While legal scholars have cited decades of computer science research that demonstrates why anonymity is a hard problem (and that datasets should not be labelled as “anonymous” cavalierly), industry and legal practitioners have not heeded those warnings: many organizations trafficking in consumer data continue to make assertions to customers, courts, and regulators, that their data is anonymous or “deidentified.” We acquired datasets from multiple data brokers to empirically demonstrate why these assertions are false. Using publicly-available email addresses found in data breaches posted on the Internet, we show that one can trivially reidentify 88% of the hashed email addresses that we obtained.

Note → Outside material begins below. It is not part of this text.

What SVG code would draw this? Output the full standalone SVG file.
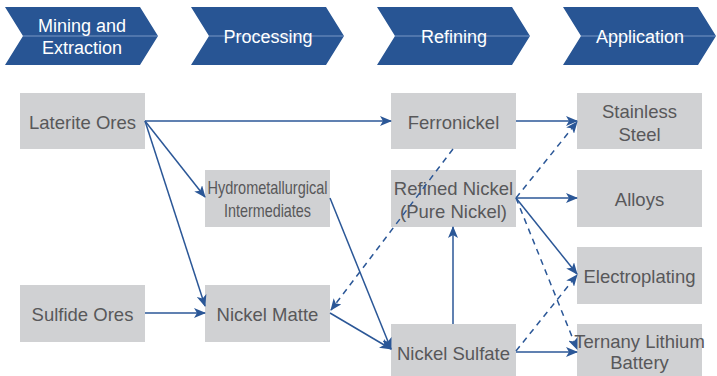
<svg xmlns="http://www.w3.org/2000/svg" width="717" height="376" viewBox="0 0 717 376">
<style>
.chev{fill:#285594;}
.cline{stroke:#8ea8d2;stroke-width:0.8;}
.ct{fill:#ffffff;font-family:"Liberation Sans",Arial,sans-serif;font-size:18px;text-anchor:middle;}
.box{fill:#d0d1d3;}
.t{fill:#58585a;font-family:"Liberation Sans",Arial,sans-serif;font-size:18.5px;text-anchor:middle;}
.c{fill:none;stroke:#2b5797;stroke-width:1.5;}
.d{stroke-dasharray:6,5;}
</style>
<defs>
<marker id="ah" markerWidth="12" markerHeight="10" refX="11" refY="5" orient="auto" markerUnits="userSpaceOnUse">
<path d="M0,0 L12,5 L0,10 L3,5 Z" fill="#2b5797"/>
</marker>
</defs>
<rect width="717" height="376" fill="#ffffff"/>

<g id="stage-mining">
<polygon class="chev" points="5,7 140,7 158,36 140,65 5,65 23,36"/>
<line class="cline" x1="23" y1="36" x2="158" y2="36"/>
<text class="ct" x="82" y="32">Mining and</text>
<text class="ct" x="82" y="54">Extraction</text>
</g>
<g id="stage-processing">
<polygon class="chev" points="191,7 326,7 344,36 326,65 191,65 209,36"/>
<line class="cline" x1="209" y1="36" x2="344" y2="36"/>
<text class="ct" x="268" y="42.5">Processing</text>
</g>
<g id="stage-refining">
<polygon class="chev" points="377,7 512,7 530,36 512,65 377,65 395,36"/>
<line class="cline" x1="395" y1="36" x2="530" y2="36"/>
<text class="ct" x="454" y="42.5">Refining</text>
</g>
<g id="stage-application">
<polygon class="chev" points="563,7 698,7 716,36 698,65 563,65 581,36"/>
<line class="cline" x1="581" y1="36" x2="716" y2="36"/>
<text class="ct" x="640" y="42.5">Application</text>
</g>

<g id="laterite-ores">
<rect class="box" x="20" y="93" width="125" height="56"/>
<text class="t" x="82.5" y="129">Laterite Ores</text>
</g>
<g id="hydrometallurgical">
<rect class="box" x="205" y="170" width="125" height="57"/>
<text class="t" x="267.5" y="193.5" font-size="15" textLength="120" lengthAdjust="spacingAndGlyphs">Hydrometallurgical</text>
<text class="t" x="267.5" y="216.5" font-size="15" textLength="87" lengthAdjust="spacingAndGlyphs">Intermediates</text>
</g>
<g id="sulfide-ores">
<rect class="box" x="20" y="285" width="125" height="57"/>
<text class="t" x="82.5" y="321">Sulfide Ores</text>
</g>
<g id="nickel-matte">
<rect class="box" x="205" y="285" width="125" height="57"/>
<text class="t" x="267.5" y="321">Nickel Matte</text>
</g>
<g id="ferronickel">
<rect class="box" x="391" y="93" width="125" height="56"/>
<text class="t" x="453.5" y="129">Ferronickel</text>
</g>
<g id="refined-nickel">
<rect class="box" x="391" y="170" width="125" height="57"/>
<text class="t" x="453.5" y="194.5">Refined Nickel</text>
<text class="t" x="453.5" y="217.5">(Pure Nickel)</text>
</g>
<g id="nickel-sulfate">
<rect class="box" x="391" y="324" width="125" height="57"/>
<text class="t" x="453.5" y="359.5">Nickel Sulfate</text>
</g>
<g id="stainless-steel">
<rect class="box" x="577" y="93" width="125" height="56"/>
<text class="t" x="639.5" y="117.5">Stainless</text>
<text class="t" x="639.5" y="140.5">Steel</text>
</g>
<g id="alloys">
<rect class="box" x="577" y="170" width="125" height="57"/>
<text class="t" x="639.5" y="205.5">Alloys</text>
</g>
<g id="electroplating">
<rect class="box" x="577" y="247" width="125" height="57"/>
<text class="t" x="639.5" y="282.5">Electroplating</text>
</g>
<g id="ternary-lithium-battery">
<rect class="box" x="577" y="324" width="125" height="57"/>
<text class="t" x="639.5" y="348" font-size="16.5">Ternany Lithium</text>
<text class="t" x="639.5" y="369" font-size="16.5">Battery</text>
</g>

<g id="connectors">
<path class="c" d="M145,121 L391,121" marker-end="url(#ah)"/>
<path class="c" d="M145,121 L205,197" marker-end="url(#ah)"/>
<path class="c" d="M145,121 L205,306" marker-end="url(#ah)"/>
<path class="c" d="M145,313 L205,313" marker-end="url(#ah)"/>
<path class="c" d="M330,198 L391,349" marker-end="url(#ah)"/>
<path class="c" d="M330,313 L391,349" marker-end="url(#ah)"/>
<path class="c" d="M453,324 L453,227" marker-end="url(#ah)"/>
<path class="c d" d="M453,149 L331,310" marker-end="url(#ah)"/>
<path class="c" d="M516,121 L577,121" marker-end="url(#ah)"/>
<path class="c d" d="M516,198 L577,122" marker-end="url(#ah)"/>
<path class="c" d="M516,198 L577,198" marker-end="url(#ah)"/>
<path class="c" d="M516,198 L577,274" marker-end="url(#ah)"/>
<path class="c d" d="M516,198 L577,349" marker-end="url(#ah)"/>
<path class="c d" d="M516,351 L577,275" marker-end="url(#ah)"/>
<path class="c" d="M516,352 L577,352" marker-end="url(#ah)"/>
</g>
</svg>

Reidentifying hashed email addresses need not rely on illicit data: by constructing rainbow tables, we reidentified a majority of the hashed email addresses. In all cases, the hashed email addresses were linked to other device-based identifiers (e.g., mobile data advertising IDs, IPs, etc.), demonstrating why device-based identifiers have long been considered  personally-identifiable information. Relatedly, organizations trafficking in this data make another assertion, that this data was collected from consumers with their consent. To evaluate this claim, we performed a survey (n = 369), in which we emailed the reidentified individuals in our datasets to recruit them to participate in a survey. This survey asked participants about their recollections of having provided consent (99.1% had no recollection of providing consent) and whether they would prefer that the data brokers delete their data (94.2% said they would prefer their email address was not sold, while 76.4% said they planned to submit deletion requests). Overall, our study shows that hashed email addresses and device identifiers do not come close to meeting commonly-understood definitions of “anonymous” or “deidentified,” and that any notion of “consent” must also involve a similarly-tortured definition. We argue that this industry and its defenders are not simply misinformed or indifferent to the veracity of their statements, but that this is an example of Plato’s “noble lie”: their entire social order relies on these demonstrably untrue statements being true.